Introduction
The United States continues to lead the world in wealth generation, housing 37% of the global millionaire population and 34% of the world’s liquid private wealth, according to the USA Wealth Report 2025. As the U.S. remains a prime destination for wealth creation, savvy investors continue to turn to real estate as a key tool to build and preserve their fortunes. In this blog, we’ll explore how real estate investment, particularly through independent co-ownership models, can serve as a vital strategy for achieving wealth. The Congressional Budget Office has examined changes in the distribution of family wealth (a family’s assets minus its debts) from 1989 to 2022. Findings were recently released. Building on earlier work, CBO has used an expanded measure of wealth that includes families’ projected Social Security retirement and disability benefits.
- Total Wealth. Adjusted for inflation, the wealth held by families in the United States almost quadrupled between 1989 and 2022, rising from $52 trillion (in 2022 dollars) to $199 trillion, at an average rate of about 4 percent per year. In 2022, retirement assets and accrued Social Security benefits made up about 40 percent of wealth. Nonretirement financial assets, home equity, and other assets made up the rest.

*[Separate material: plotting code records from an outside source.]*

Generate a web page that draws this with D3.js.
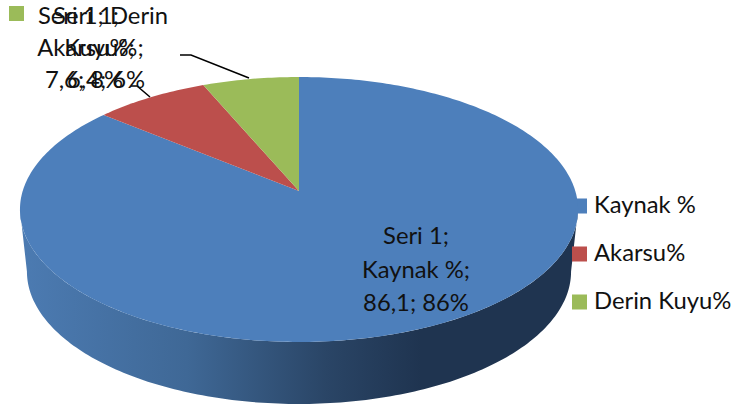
<!DOCTYPE html>
<html>
<head>
<meta charset="utf-8">
<script src="https://cdn.jsdelivr.net/npm/d3@7"></script>
<style>
    html, body { margin: 0; padding: 0; background: #fff; }
    svg { display: block; }
    text { font-family: Lato, "Open Sans", sans-serif; font-size: 23.8px; fill: #111; }
</style>
</head>
<body>
<svg id="chart" width="733" height="412"></svg>
<script>
// Chart data
const categories = ['Kaynak %', 'Akarsu%', 'Derin Kuyu%'];
const seriesValues = [86.1, 7.6, 6.4];
const valueLabels = ['86,1', '7,6', '6,4'];
const percentLabels = ['86%', '8%', '6%'];
const seriesName = 'Seri 1';
const colors = ['#4d7fbb', '#bc4f4c', '#9bbb59'];

const svg = d3.select('#chart');

// Tilted disc: circle projected with a slight perspective
const tilt = 0.1396;
const topPlane = { cx: 299, cy: 191, rx: 276.3, ry: 129.9 };
const bottomPlane = { cx: 299, cy: 253, rx: 269.4, ry: 129.9 };

function project(plane, angle) {
    const u = Math.sin(angle);
    const v = Math.cos(angle);
    const w = 1 + tilt * v;
    return [plane.cx + plane.rx * u / w, plane.cy - plane.ry * v / w];
}

function rim(plane, a0, a1) {
    const n = Math.max(2, Math.ceil(Math.abs(a1 - a0) * 60));
    return d3.range(n + 1).map(i => project(plane, a0 + (a1 - a0) * i / n));
}

const line = d3.line();
const pie = d3.pie().sort(null).startAngle(0).endAngle(2 * Math.PI);
const slices = pie(seriesValues);

// Side wall gradient
const grad = svg.append('defs').append('linearGradient')
    .attr('id', 'side')
    .attr('gradientUnits', 'userSpaceOnUse')
    .attr('x1', 20).attr('x2', 577).attr('y1', 0).attr('y2', 0);
[[0, '#4c7bb2'], [0.3, '#3f6896'], [0.55, '#2a4566'], [0.72, '#1f3450'], [1, '#1f3450']].forEach(s => {
    grad.append('stop').attr('offset', s[0]).attr('stop-color', s[1]);
});

// Visible front wall, between the two side extremes of the disc
const frontStart = Math.acos(-tilt);
const frontEnd = 2 * Math.PI - frontStart;
const wall = rim(topPlane, frontStart, frontEnd)
    .concat(rim(bottomPlane, frontEnd, frontStart));
svg.append('path')
    .attr('d', line(wall) + 'Z')
    .attr('fill', 'url(#side)');

// Legend keys sit under the disc
const legendX = 572;
const legendRows = [206, 254, 302];
categories.forEach((c, i) => {
    svg.append('rect')
        .attr('x', legendX)
        .attr('y', legendRows[i] - 7.5)
        .attr('width', 15)
        .attr('height', 15)
        .attr('fill', colors[i]);
    svg.append('text')
        .attr('x', 594)
        .attr('y', legendRows[i] + 7)
        .text(c);
});

// Top face slices
svg.selectAll('.slice')
    .data(slices)
    .enter()
    .append('path')
    .attr('class', 'slice')
    .attr('d', d => line([[topPlane.cx, topPlane.cy]].concat(rim(topPlane, d.startAngle, d.endAngle))) + 'Z')
    .attr('fill', (d, i) => colors[i]);

// Stray legend key in the top corner
svg.append('rect')
    .attr('x', 9).attr('y', 6)
    .attr('width', 15).attr('height', 15)
    .attr('fill', colors[2]);

// Leader lines
[
    [[131, 86], [137, 86], [150, 97]],
    [[180, 55], [191, 55], [249, 78]]
].forEach(pts => {
    svg.append('path')
        .attr('d', line(pts))
        .attr('fill', 'none')
        .attr('stroke', '#000')
        .attr('stroke-width', 1.5);
});

// Data labels (xs per line, the small labels are not quite centred)
function drawLabel(lines, xs, ys) {
    lines.forEach((t, i) => {
        svg.append('text')
            .attr('x', xs[i])
            .attr('y', ys[i])
            .attr('text-anchor', 'middle')
            .text(t);
    });
}

const valueText = i => `${valueLabels[i]}; ${percentLabels[i]}`;
drawLabel([`${seriesName};`, `${categories[0]};`, valueText(0)], [416, 416, 416], [244, 278, 311]);
drawLabel([`${seriesName};`, `${categories[1]};`, valueText(1)], [86, 86, 84], [24, 56, 88]);
drawLabel([`${seriesName}; Derin`, 'Kuyu%;', valueText(2)], [103, 104, 106], [24, 56, 88]);
</script>
</body>
</html>
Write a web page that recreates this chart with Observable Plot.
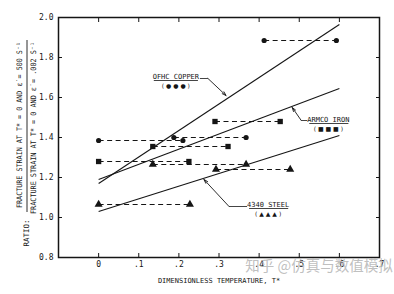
<!DOCTYPE html>
<html>
<head>
<meta charset="utf-8">
<script src="https://cdn.jsdelivr.net/npm/d3@7"></script>
<script src="https://cdn.jsdelivr.net/npm/@observablehq/plot@0.6"></script>
<style>
html,body{margin:0;padding:0;background:#fff;}
</style>
</head>
<body>
<div id="chart"></div>
<script>
// ---- data ----
const xTicks = [0, 0.1, 0.2, 0.3, 0.4, 0.5, 0.6, 0.7];
const yTicks = [0.8, 1.0, 1.2, 1.4, 1.6, 1.8, 2.0];

// OFHC copper (circles): dashed pairs
const copperStart = [0, 0.1875, 0.4125];
const copperEnd   = [0.21, 0.3675, 0.5925];
const copperRatio = [1.385, 1.40, 1.885];
// Armco iron (squares)
const ironStart = [0, 0.135, 0.29];
const ironEnd   = [0.225, 0.3225, 0.4525];
const ironRatio = [1.28, 1.355, 1.48];
// 4340 steel (triangles)
const steelStart = [0, 0.135, 0.2925];
const steelEnd   = [0.2275, 0.3675, 0.4775];
const steelRatio = [1.065, 1.265, 1.24];

// solid fit lines
const fitT = [0, 0.6];
const copperFit = [1.17, 1.965];
const ironFit   = [1.19, 1.645];
const steelFit  = [1.03, 1.41];

// annotation labels
const labelNames = ["OFHC COPPER", "ARMCO IRON", "4340 STEEL"];
const labelSymbols = ["( \u25CF \u25CF \u25CF )", "( \u25A0 \u25A0 \u25A0 )", "( \u25B2 \u25B2 \u25B2 )"];
const labelT = [0.1925, 0.5725, 0.4225];
const labelR = [1.705, 1.49, 1.065];
const symbolR = [1.655, 1.44, 1.015];
const underlineT1 = [0.1375, 0.525, 0.375];
const underlineT2 = [0.2475, 0.6225, 0.4725];
const underlineR = [1.685, 1.47, 1.045];
// leader lines: horizontal piece then arrow
const leadT0 = [0.2525, 0.52, 0.37];
const leadT1 = [0.2725, 0.505, 0.325];
const leadR  = [1.695, 1.485, 1.055];
const arrowT = [0.3175, 0.4825, 0.2625];
const arrowR = [1.61, 1.55, 1.19];

const xLabel = "DIMENSIONLESS TEMPERATURE, T*";
const yNumerator = "FRACTURE STRAIN AT T* = 0 AND \u03B5\u0307 = 500 S\u207B\u00B9";
const yDenominator = "FRACTURE STRAIN AT T* = 0 AND \u03B5\u0307 = .002 S\u207B\u00B9";
const yRatio = "RATIO:";
const watermark = "知乎 @仿真与数值模拟";

// ---- tables ----
const pairs = (s, e, r) => s.map((d, i) => ({x1: d, x2: e[i], y: r[i]}));
const ends = (s, e, r) => s.flatMap((d, i) => [{x: d, y: r[i]}, {x: e[i], y: r[i]}]);
const copperPairs = pairs(copperStart, copperEnd, copperRatio);
const ironPairs = pairs(ironStart, ironEnd, ironRatio);
const steelPairs = pairs(steelStart, steelEnd, steelRatio);
const allPairs = [...copperPairs, ...ironPairs, ...steelPairs];
const fits = [copperFit, ironFit, steelFit].map(f => ({x1: fitT[0], x2: fitT[1], y1: f[0], y2: f[1]}));
const labels = labelNames.map((n, i) => ({name: n, sym: labelSymbols[i], x: labelT[i], y: labelR[i], ys: symbolR[i],
  u1: underlineT1[i], u2: underlineT2[i], ur: underlineR[i],
  l0: leadT0[i], l1: leadT1[i], lr: leadR[i], ax: arrowT[i], ay: arrowR[i]}));

const ink = "#151515";
const fmtX = d => d === 0 ? "0" : d3.format(".1f")(d).replace(/^0\./, ".");

const chart = Plot.plot({
  width: 394, height: 294,
  marginLeft: 58, marginRight: 15, marginTop: 17, marginBottom: 37,
  x: {domain: [-0.1, 0.7]},
  y: {domain: [0.8, 2.0]},
  style: {fontFamily: "DejaVu Sans Mono", fontSize: "8px", color: ink, background: "#fff"},
  marks: [
    Plot.frame({stroke: ink, strokeWidth: 1.5}),
    Plot.axisX({ticks: xTicks, tickSize: -4, tickPadding: 8, tickFormat: fmtX, label: null, stroke: ink}),
    Plot.axisX({anchor: "top", ticks: xTicks, tickSize: -4, tickFormat: () => "", label: null, stroke: ink}),
    Plot.axisY({ticks: yTicks, tickSize: -4, tickPadding: 9, tickFormat: d3.format(".1f"), label: null, stroke: ink}),
    Plot.axisY({anchor: "right", ticks: yTicks, tickSize: -4, tickFormat: () => "", label: null, stroke: ink}),
    // dashed spans
    Plot.link(allPairs, {x1: "x1", x2: "x2", y1: "y", y2: "y", stroke: ink, strokeWidth: 1, strokeDasharray: "5,3.5"}),
    // fit lines
    Plot.link(fits, {x1: "x1", x2: "x2", y1: "y1", y2: "y2", stroke: ink, strokeWidth: 1.1}),
    // points
    Plot.dot(ends(copperStart, copperEnd, copperRatio), {x: "x", y: "y", r: 2.6, fill: ink, symbol: "circle"}),
    Plot.dot(ends(ironStart, ironEnd, ironRatio), {x: "x", y: "y", r: 3.0, fill: ink, symbol: "square"}),
    Plot.dot(ends(steelStart, steelEnd, steelRatio), {x: "x", y: "y", r: 3.0, fill: ink, symbol: "triangle"}),
    // annotations
    Plot.text(labels, {x: "x", y: "y", text: "name", fill: ink, fontSize: 7, fontFamily: "DejaVu Sans Mono"}),
    Plot.text(labels, {x: "x", y: "ys", text: "sym", fill: ink, fontSize: 6, fontFamily: "DejaVu Sans"}),
    Plot.link(labels, {x1: "u1", x2: "u2", y1: "ur", y2: "ur", stroke: ink, strokeWidth: 0.8}),
    Plot.link(labels, {x1: "l0", x2: "l1", y1: "lr", y2: "lr", stroke: ink, strokeWidth: 0.8}),
    Plot.arrow(labels, {x1: "l1", y1: "lr", x2: "ax", y2: "ay", stroke: ink, strokeWidth: 0.9, headLength: 7, headAngle: 35}),
    // x-axis title
    Plot.text([xLabel], {frameAnchor: "bottom", dy: 25, fill: ink, fontSize: 7, fontFamily: "DejaVu Sans Mono"})
  ]
});

document.getElementById("chart").appendChild(chart);

// y-axis title (two-line fraction, rotated)
const svg = d3.select(chart);
const g = svg.append("g").attr("fill", ink).attr("font-family", "DejaVu Sans Mono").attr("font-size", 7.5);
g.append("text").attr("transform", "translate(22,125) rotate(-90)").attr("text-anchor", "middle")
  .attr("textLength", 166).attr("lengthAdjust", "spacingAndGlyphs").text(yNumerator);
g.append("text").attr("transform", "translate(36,128) rotate(-90)").attr("text-anchor", "middle")
  .attr("textLength", 172).attr("lengthAdjust", "spacingAndGlyphs").text(yDenominator);
g.append("text").attr("transform", "translate(29,233) rotate(-90)").attr("text-anchor", "middle")
  .text(yRatio);
svg.append("line").attr("x1", 27).attr("x2", 27).attr("y1", 40).attr("y2", 212)
  .attr("stroke", ink).attr("stroke-width", 0.9);

// watermark
svg.append("text").attr("x", 319).attr("y", 271).attr("text-anchor", "middle")
  .attr("font-family", "Noto Sans CJK SC").attr("font-size", 14.5)
  .attr("fill", "#b8b8b8").attr("fill-opacity", 0.9).text(watermark);
</script>
</body>
</html>
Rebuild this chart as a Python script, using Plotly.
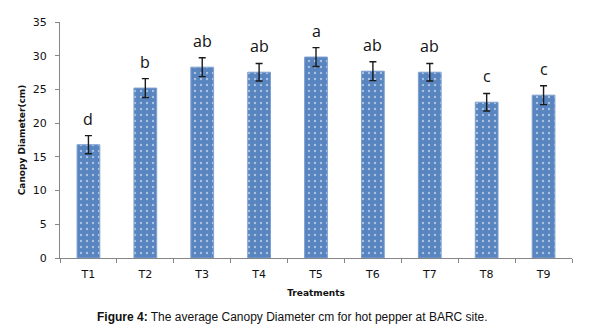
import plotly.graph_objects as go

treatments = ["T1", "T2", "T3", "T4", "T5", "T6", "T7", "T8", "T9"]
canopy_diameter = [16.8, 25.2, 28.3, 27.55, 29.8, 27.7, 27.55, 23.1, 24.15]
std_error = [1.35, 1.4, 1.4, 1.3, 1.4, 1.4, 1.3, 1.3, 1.4]
letters = ["d", "b", "ab", "ab", "a", "ab", "ab", "c", "c"]
y_ticks = [0, 5, 10, 15, 20, 25, 30, 35]

fig = go.Figure()
fig.add_trace(go.Bar(
    x=treatments, y=canopy_diameter,
    marker=dict(color="#5884C0",
                line=dict(color="#7FA0D0", width=1),
                pattern=dict(shape=".", fgcolor="white", bgcolor="#5884C0",
                             size=6, solidity=0.12, fillmode="overlay")),
    error_y=dict(type="data", array=std_error, visible=True,
                 color="#1a1a1a", thickness=1.4, width=3.5),
    width=0.4, showlegend=False,
))

for t, v, e, lab in zip(treatments, canopy_diameter, std_error, letters):
    fig.add_annotation(x=t, y=v + e, text=lab, showarrow=False,
                       yanchor="bottom", yshift=4,
                       font=dict(family="Open Sans", size=16, color="#111"))

fig.add_annotation(
    xref="paper", yref="paper", x=0.455, y=-0.25, xanchor="center", yanchor="middle",
    text="<b>Figure 4:</b> The average Canopy Diameter cm for hot pepper at BARC site.",
    showarrow=False, font=dict(family="Liberation Sans", size=12, color="#111"))

fig.update_layout(
    width=609, height=334,
    margin=dict(l=52, r=45, t=14, b=84, autoexpand=False),
    paper_bgcolor="white", plot_bgcolor="white",
    bargap=0.6,
    font=dict(family="DejaVu Sans", size=11, color="#111"),
    xaxis=dict(title=dict(text="<b>Treatments</b>", font=dict(size=9), standoff=9),
               automargin=False,
               showline=True, linecolor="#868686", linewidth=1,
               ticks="outside", tickson="boundaries", ticklen=4, tickcolor="#868686",
               ticklabelstandoff=6,
               showgrid=False),
    yaxis=dict(title=dict(text="<b>Canopy Diameter(cm)</b>", font=dict(size=9), standoff=5),
               automargin=False,
               range=[0, 35], tickvals=y_ticks,
               showline=True, linecolor="#868686", linewidth=1,
               ticks="outside", ticklen=4, tickcolor="#868686",
               ticklabelstandoff=6,
               showgrid=False, zeroline=False),
)

fig.write_html("out.html")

- Concentration of Wealth. Over that 33-year period, family wealth was unevenly distributed, and that inequality increased. In 2022, families in the top 10 percent of the distribution held 60 percent of all wealth, up from 56 percent in 1989, and families in the top 1 percent of the distribution held 27 percent, up from 23 percent in 1989. The share of wealth held by the rest of the families in the top half of the distribution shrank from 37 percent to 33 percent over the same period. Families in the bottom half of the distribution held 6 percent of all wealth in both 1989 and 2022.
The Role of Real Estate in Wealth Building
Real estate has long been a cornerstone of wealth accumulation for millionaires across the globe. It offers stability, potential for appreciation, and the opportunity for substantial passive income through rentals. The U.S. market, with its robust economy and diverse property types, provides an ideal landscape for real estate investment.
- Stability and Appreciation: Real estate often appreciates over time, making it a solid long-term investment. U.S. cities like New York, San Francisco, and Miami have shown consistent growth in property values.
- Passive Income: Rental properties can generate steady income, which is crucial for wealth-building. The rental market in the U.S. is strong, with high demand in many urban and suburban areas.
The Rise of Co-Ownership
For those looking to enter the real estate market but facing high entry costs, co-ownership presents an innovative solution. Co-ownership allows multiple investors to pool their resources to purchase properties, making it more accessible and less risky.
- Lower Entry Costs: By sharing the cost of purchasing a property, co-ownership reduces the financial barrier to entry, making it feasible for more people to invest in real estate.
- Shared Risk: With multiple owners, the risk is spread out, which can be particularly appealing in volatile markets.
- Ease of Use: divieight streamlines the co-ownership process, from property selection to management, ensuring a hassle-free experience for investors.
- Community and Networking: divieight fosters a community of like-minded investors, providing opportunities for networking and shared learning.
- Access to High-Value Markets: Co-ownership allows investors to tap into high-value markets in the U.S., such as luxury vacation homes in Florida or ski resorts in Colorado, without the full financial commitment.
- Diversification: By co-owning properties in different regions, investors can diversify their portfolios, mitigating risks associated with market fluctuations.
Conclusion
As the USA Wealth Report 2025 indicates, the U.S. remains a powerhouse for wealth creation. Real estate investment, particularly through co-ownership models, offers a strategic pathway to join the ranks of millionaires. By leveraging the stability and potential of the U.S. real estate market, and utilizing innovative platforms, investors can unlock new opportunities for wealth building.